Re: Pinpointing performance bottleneck / would SSD journals help?

Daniel Schneller <daniel.schneller@xxxxxxxxxxxxxxxx> · Mon, 27 Jun 2016 18:33:10 +0200

On 2016-06-27 16:01:07 +0000, Lionel Bouton said:

Le 27/06/2016 17:42, Daniel Schneller a écrit :
Hi!

* Network Link saturation.
All links / bonds are well below any relevant load (around 35MB/s or
less)
...
Or you sure ? On each server you have 12 OSDs with a theoretical
bandwidth of at least half of 100MB/s (minimum bandwidth of any
reasonable HDD but halved because of the journal on the same device).
Which means your total disk bandwidth per server is 600MB/s.

Correct. However, I fear that because of lots of random IO going on,
we won't be coming anywhere near that number, esp. with 3x replication.

Bonded links are not perfect aggregation (depending on the mode one
client will either always use the same link or have its traffic
imperfectly balanced between the 2), so your theoretical network
bandwidth is probably nearest to 1Gbps (~ 120MB/s).

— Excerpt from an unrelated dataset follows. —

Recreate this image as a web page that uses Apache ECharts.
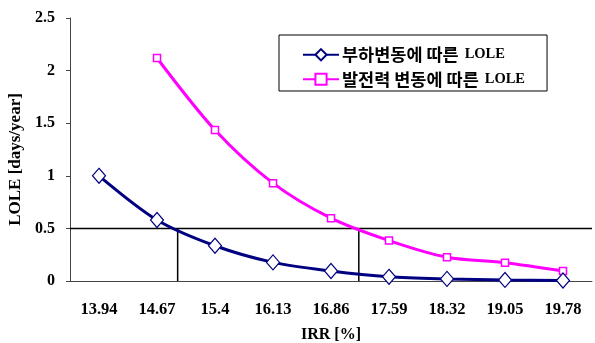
<!DOCTYPE html>
<html><head><meta charset="utf-8">
<script src="https://cdn.jsdelivr.net/npm/echarts@6/dist/echarts.min.js"></script>
<style>html,body{margin:0;padding:0;background:#fff}#c{width:595px;height:343px}</style>
</head><body><div id="c"></div>
<script>
const categories = ['13.94','14.67','15.4','16.13','16.86','17.59','18.32','19.05','19.78'];
const loadLOLE = [1.0, 0.58, 0.335, 0.177, 0.095, 0.04, 0.02, 0.01, 0.005];
const genLOLE = [null, 2.12, 1.435, 0.93, 0.597, 0.384, 0.226, 0.174, 0.095];
const yTicks = [0, 0.5, 1, 1.5, 2, 2.5];
const threshold = 0.5;
const crossIRR = [14.93, 17.21];
const irrStep = 0.73;
const irrFirst = 13.94, irrLast = 19.78;
const seriesNames = ['부하변동에 따른 LOLE', '발전력 변동에 따른 LOLE'];

const serif = '"Liberation Serif","Times New Roman","Noto Sans CJK KR",serif';
const korean = '"Noto Sans CJK KR",sans-serif';

const chart = echarts.init(document.getElementById('c'));
chart.setOption({
  animation: false,
  backgroundColor: '#fff',
  grid: {left: 70, right: 3, top: 18, bottom: 62, containLabel: false, outerBoundsMode: 'none'},
  legend: {
    orient: 'vertical', left: 279, top: 35,
    padding: [11, 22, 3, 23], itemGap: 7,
    borderColor: '#000', borderWidth: 1,
    itemWidth: 36, itemHeight: 14,
    formatter: function (name) {
      const i = name.lastIndexOf(' LOLE');
      return '{k|' + name.slice(0, i) + '}{l|LOLE}';
    },
    textStyle: {
      color: '#000', padding: [0, 0, 0, -2],
      rich: {
        k: {fontFamily: korean, fontWeight: 'bold', fontSize: 17.5, color: '#000', lineHeight: 20},
        l: {fontFamily: serif, fontWeight: 'bold', fontSize: 14.5, color: '#000', lineHeight: 20, padding: [0, 0, 0, 6]}
      }
    },
    data: seriesNames
  },
  xAxis: [{
    type: 'category', data: categories, boundaryGap: true,
    axisLine: {lineStyle: {color: '#444', width: 1}},
    axisTick: {inside: true, length: 5, lineStyle: {color: '#444'}},
    axisLabel: {fontFamily: serif, fontWeight: 'bold', fontSize: 16.5, color: '#000', margin: 20},
    name: 'IRR [%]', nameLocation: 'middle', nameGap: 46,
    nameTextStyle: {fontFamily: serif, fontWeight: 'bold', fontSize: 16, color: '#000'}
  }, {
    type: 'value', show: false,
    min: irrFirst - irrStep / 2, max: irrLast + irrStep / 2
  }],
  yAxis: {
    type: 'value', min: yTicks[0], max: yTicks[yTicks.length - 1], interval: 0.5,
    splitLine: {show: false},
    axisLine: {show: true, lineStyle: {color: '#444', width: 1}},
    axisTick: {show: true, length: 4, lineStyle: {color: '#444'}},
    axisLabel: {fontFamily: serif, fontWeight: 'bold', fontSize: 16, color: '#000', margin: 15},
    name: 'LOLE [days/year]', nameLocation: 'middle', nameGap: 46, nameRotate: 90,
    nameTextStyle: {fontFamily: serif, fontWeight: 'bold', fontSize: 17, color: '#000', padding: [0, 20, 0, 0]}
  },
  series: [
    {
      name: 'threshold', type: 'line', xAxisIndex: 1, silent: true, symbol: 'none',
      lineStyle: {color: '#000', width: 1.5},
      data: [[irrFirst - irrStep / 2, threshold], [irrLast + irrStep / 2, threshold]]
    },
    {
      name: 'cross1', type: 'line', xAxisIndex: 1, silent: true, symbol: 'none',
      lineStyle: {color: '#000', width: 1.5},
      data: [[crossIRR[0], 0], [crossIRR[0], threshold]]
    },
    {
      name: 'cross2', type: 'line', xAxisIndex: 1, silent: true, symbol: 'none',
      lineStyle: {color: '#000', width: 1.5},
      data: [[crossIRR[1], 0], [crossIRR[1], threshold]]
    },
    {
      name: seriesNames[1], type: 'line', smooth: 0.3,
      data: genLOLE, symbol: 'rect', symbolSize: 7,
      lineStyle: {color: '#FF00FF', width: 3},
      itemStyle: {color: '#fff', borderColor: '#FF00FF', borderWidth: 1.5}
    },
    {
      name: seriesNames[0], type: 'line', smooth: 0.3,
      data: loadLOLE, symbol: 'diamond', symbolSize: [13, 15],
      lineStyle: {color: '#000080', width: 3},
      itemStyle: {color: '#fff', borderColor: '#000080', borderWidth: 1.2}
    }
  ]
});
</script></body></html>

We use layer3+4 to spread traffic based on sources and destination
IP and port information. Benchmarks have shown that using enough
parallel streams we can saturate the full 250MB/s this ideally
produces. You are right, of course, that any single TCP connection
will never exceed 1Gbps.

What could happen is that the 35MB/s is an average over a large period
(several seconds), it's probably peaking at 120MB/s during short bursts.

That thought crossed my mind early on, too, but these values are based on
/proc/net/dev which has counters for each network device. The statistics
are gathered by checking the difference between the current sample and
the last. So this does not suffer from samples being taken at relatively
long intervals.

I wouldn't use less than 10Gbps for both the cluster and public networks
in your case.

I whole-heartedly agree... Certainly sensible, but for now we have to make
due with the infrastructure we have. Still, based on the data we have so far,
the network at least doesn't jump at me as a (major) contributor to the
slowness we see in this current scenario.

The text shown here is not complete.